* **Exercise goal**:
Transcribe the data in full and exactly, omitting any pictures.

################

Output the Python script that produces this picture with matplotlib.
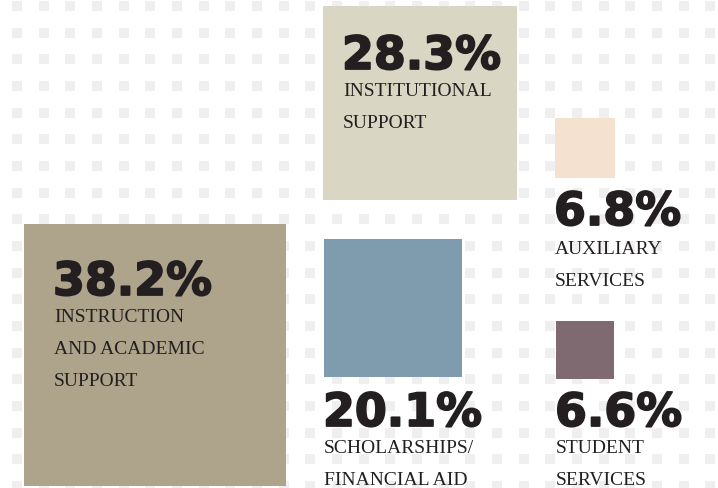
import numpy as np
import matplotlib
matplotlib.use("Agg")
import matplotlib.pyplot as plt
from matplotlib.patches import Rectangle
import matplotlib.patheffects as pe

# ---- data ----
categories = ["INSTRUCTION\nAND ACADEMIC\nSUPPORT", "INSTITUTIONAL\nSUPPORT",
              "SCHOLARSHIPS/\nFINANCIAL AID", "AUXILIARY\nSERVICES", "STUDENT\nSERVICES"]
values = [38.2, 28.3, 20.1, 6.8, 6.6]
colors = ["#aea38b", "#d9d6c3", "#7f9cae", "#f5e1d0", "#7e6a70"]

# ---- layout (pixel space, y down) ----
square_xy = [(24, 225), (323, 7), (324, 240), (555, 119), (556, 322)]
px_per_pct = [6.86, 6.86, 6.86, 8.8, 8.8]
number_xy = [(53, 296), (342, 70), (323, 427), (554, 226), (555, 427)]
label_gap = [26, 26, 26, 28, 26]
line_step = 32

W, H = 718, 489
fig = plt.figure(figsize=(W / 100, H / 100), dpi=100)
ax = fig.add_axes([0, 0, 1, 1])
ax.set_xlim(0, W)
ax.set_ylim(H, 0)
ax.axis("off")

# dot grid background
gx = 17 + 26.67 * np.arange(27)
gy = 7 + 26.67 * np.arange(19)
gx = gx[gx < W]
gy = gy[gy < H]
GX, GY = np.meshgrid(gx, gy)
ax.scatter(GX.ravel(), GY.ravel(), marker="s", s=42, color="#efefef",
           linewidths=0, zorder=0)

txt_color = "#231f20"
heavy = [pe.withStroke(linewidth=1.3, foreground=txt_color)]
for cat, val, col, (sx, sy), k, (nx, ny), gap in zip(
        categories, values, colors, square_xy, px_per_pct, number_xy, label_gap):
    side = val * k
    ax.add_patch(Rectangle((sx, sy), side, side, facecolor=col,
                           edgecolor="none", zorder=1))
    ax.text(nx, ny, f"{val:.1f}%", fontsize=33, fontweight="bold",
            family="DejaVu Sans", color=txt_color, va="baseline", ha="left",
            zorder=3, path_effects=heavy)
    for i, line in enumerate(cat.split("\n")):
        ax.text(nx + 1, ny + gap + i * line_step, line, fontsize=14,
                family="Liberation Serif", color=txt_color,
                va="baseline", ha="left", zorder=3)

fig.savefig("out.png", dpi=100)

################

* **Worked solution**:
Output the Python script that produces this picture with matplotlib.
import numpy as np
import matplotlib
matplotlib.use("Agg")
import matplotlib.pyplot as plt
from matplotlib.patches import Rectangle
import matplotlib.patheffects as pe

# ---- data ----
categories = ["INSTRUCTION\nAND ACADEMIC\nSUPPORT", "INSTITUTIONAL\nSUPPORT",
              "SCHOLARSHIPS/\nFINANCIAL AID", "AUXILIARY\nSERVICES", "STUDENT\nSERVICES"]
values = [38.2, 28.3, 20.1, 6.8, 6.6]
colors = ["#aea38b", "#d9d6c3", "#7f9cae", "#f5e1d0", "#7e6a70"]

# ---- layout (pixel space, y down) ----
square_xy = [(24, 225), (323, 7), (324, 240), (555, 119), (556, 322)]
px_per_pct = [6.86, 6.86, 6.86, 8.8, 8.8]
number_xy = [(53, 296), (342, 70), (323, 427), (554, 226), (555, 427)]
label_gap = [26, 26, 26, 28, 26]
line_step = 32

W, H = 718, 489
fig = plt.figure(figsize=(W / 100, H / 100), dpi=100)
ax = fig.add_axes([0, 0, 1, 1])
ax.set_xlim(0, W)
ax.set_ylim(H, 0)
ax.axis("off")

# dot grid background
gx = 17 + 26.67 * np.arange(27)
gy = 7 + 26.67 * np.arange(19)
gx = gx[gx < W]
gy = gy[gy < H]
GX, GY = np.meshgrid(gx, gy)
ax.scatter(GX.ravel(), GY.ravel(), marker="s", s=42, color="#efefef",
           linewidths=0, zorder=0)

txt_color = "#231f20"
heavy = [pe.withStroke(linewidth=1.3, foreground=txt_color)]
for cat, val, col, (sx, sy), k, (nx, ny), gap in zip(
        categories, values, colors, square_xy, px_per_pct, number_xy, label_gap):
    side = val * k
    ax.add_patch(Rectangle((sx, sy), side, side, facecolor=col,
                           edgecolor="none", zorder=1))
    ax.text(nx, ny, f"{val:.1f}%", fontsize=33, fontweight="bold",
            family="DejaVu Sans", color=txt_color, va="baseline", ha="left",
            zorder=3, path_effects=heavy)
    for i, line in enumerate(cat.split("\n")):
        ax.text(nx + 1, ny + gap + i * line_step, line, fontsize=14,
                family="Liberation Serif", color=txt_color,
                va="baseline", ha="left", zorder=3)

fig.savefig("out.png", dpi=100)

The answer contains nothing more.